= SET PROBLEM =
Every line holding the string "this" should be gathered.

= EXERCISE MATERIAL =
━━━━━━━━
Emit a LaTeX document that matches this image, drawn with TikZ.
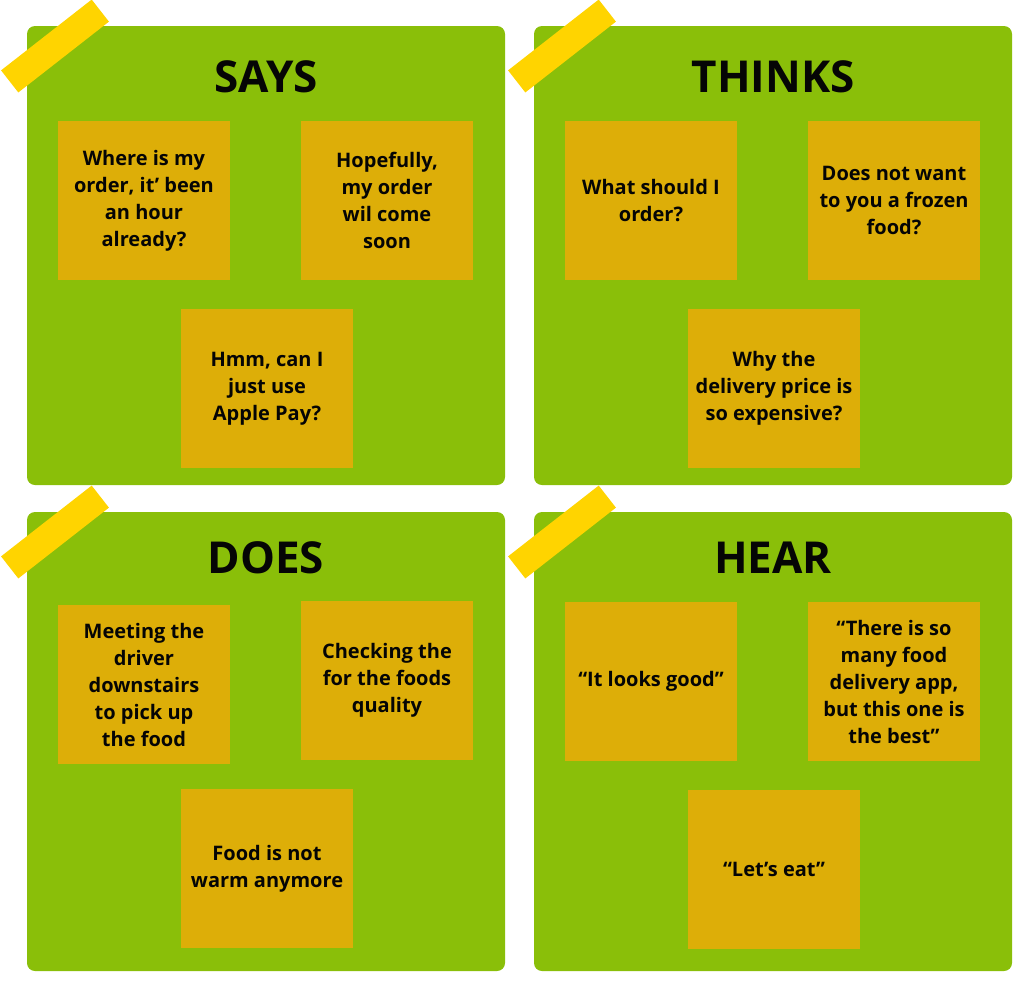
━━━━━━━━
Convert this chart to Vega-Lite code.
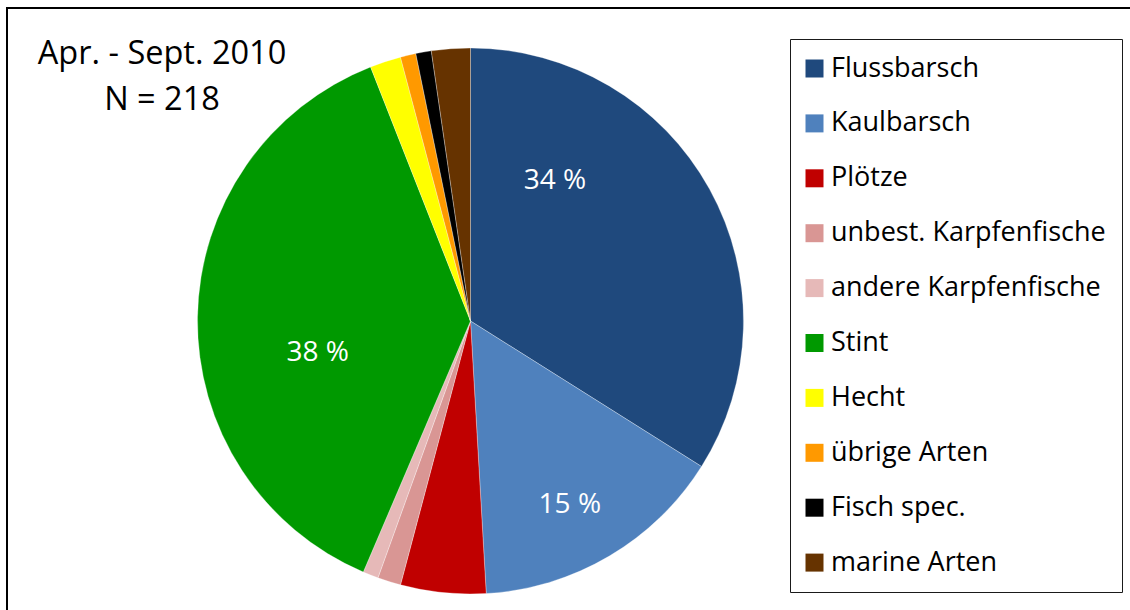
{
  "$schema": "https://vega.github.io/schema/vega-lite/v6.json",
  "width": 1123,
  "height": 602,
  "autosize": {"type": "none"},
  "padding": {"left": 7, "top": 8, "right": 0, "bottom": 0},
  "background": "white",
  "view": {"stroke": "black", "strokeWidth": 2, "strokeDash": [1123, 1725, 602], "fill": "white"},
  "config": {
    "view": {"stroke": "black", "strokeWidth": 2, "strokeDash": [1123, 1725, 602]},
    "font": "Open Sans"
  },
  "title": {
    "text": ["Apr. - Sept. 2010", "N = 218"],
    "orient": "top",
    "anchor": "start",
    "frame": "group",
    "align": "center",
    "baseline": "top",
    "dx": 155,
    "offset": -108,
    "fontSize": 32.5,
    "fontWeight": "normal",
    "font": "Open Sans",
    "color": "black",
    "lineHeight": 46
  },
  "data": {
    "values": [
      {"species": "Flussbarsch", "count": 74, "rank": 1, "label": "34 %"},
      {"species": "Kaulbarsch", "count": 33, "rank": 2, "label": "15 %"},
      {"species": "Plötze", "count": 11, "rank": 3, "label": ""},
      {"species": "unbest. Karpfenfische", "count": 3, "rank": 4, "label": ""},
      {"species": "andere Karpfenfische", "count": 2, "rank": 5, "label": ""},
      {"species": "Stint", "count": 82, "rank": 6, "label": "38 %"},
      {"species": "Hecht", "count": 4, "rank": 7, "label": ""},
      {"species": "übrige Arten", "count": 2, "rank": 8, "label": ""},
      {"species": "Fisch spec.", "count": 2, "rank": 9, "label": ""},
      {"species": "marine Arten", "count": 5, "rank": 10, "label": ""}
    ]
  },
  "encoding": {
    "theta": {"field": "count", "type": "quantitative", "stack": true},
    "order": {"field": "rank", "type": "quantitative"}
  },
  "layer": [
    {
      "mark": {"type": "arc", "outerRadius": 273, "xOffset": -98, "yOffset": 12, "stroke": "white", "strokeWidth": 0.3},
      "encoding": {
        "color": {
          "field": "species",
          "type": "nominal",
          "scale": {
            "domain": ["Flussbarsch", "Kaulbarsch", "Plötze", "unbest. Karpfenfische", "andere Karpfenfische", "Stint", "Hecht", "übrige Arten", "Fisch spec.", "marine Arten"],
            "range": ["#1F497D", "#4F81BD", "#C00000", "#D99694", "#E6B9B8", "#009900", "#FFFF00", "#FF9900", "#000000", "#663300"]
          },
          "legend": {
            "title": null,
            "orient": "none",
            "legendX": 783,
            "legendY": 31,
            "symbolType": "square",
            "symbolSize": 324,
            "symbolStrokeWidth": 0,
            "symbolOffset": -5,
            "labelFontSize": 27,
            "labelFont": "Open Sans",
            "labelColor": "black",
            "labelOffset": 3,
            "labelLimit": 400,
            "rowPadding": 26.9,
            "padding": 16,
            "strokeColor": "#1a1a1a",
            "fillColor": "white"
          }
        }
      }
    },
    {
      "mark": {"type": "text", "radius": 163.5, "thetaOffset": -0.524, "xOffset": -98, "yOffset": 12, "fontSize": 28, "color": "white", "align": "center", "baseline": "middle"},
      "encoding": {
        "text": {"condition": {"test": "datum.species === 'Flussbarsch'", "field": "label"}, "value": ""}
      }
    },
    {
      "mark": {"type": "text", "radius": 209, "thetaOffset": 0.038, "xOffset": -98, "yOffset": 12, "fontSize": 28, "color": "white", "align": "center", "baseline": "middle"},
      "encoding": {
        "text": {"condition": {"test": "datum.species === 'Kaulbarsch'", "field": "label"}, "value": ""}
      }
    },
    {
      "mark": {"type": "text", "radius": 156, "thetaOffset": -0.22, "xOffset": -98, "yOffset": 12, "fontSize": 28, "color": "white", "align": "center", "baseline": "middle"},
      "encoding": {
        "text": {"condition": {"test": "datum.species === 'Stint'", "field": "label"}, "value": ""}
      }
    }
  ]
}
━━━━━━━━
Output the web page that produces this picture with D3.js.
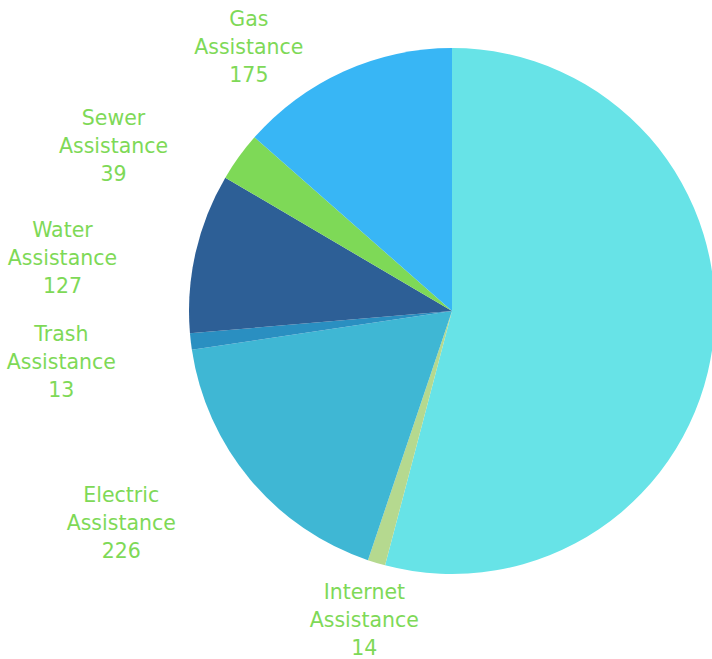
━━━━━━━━
= TASK OUTPUT =
Emit a LaTeX document that matches this image, drawn with TikZ.
Convert this chart to Vega-Lite code.
Output the web page that produces this picture with D3.js.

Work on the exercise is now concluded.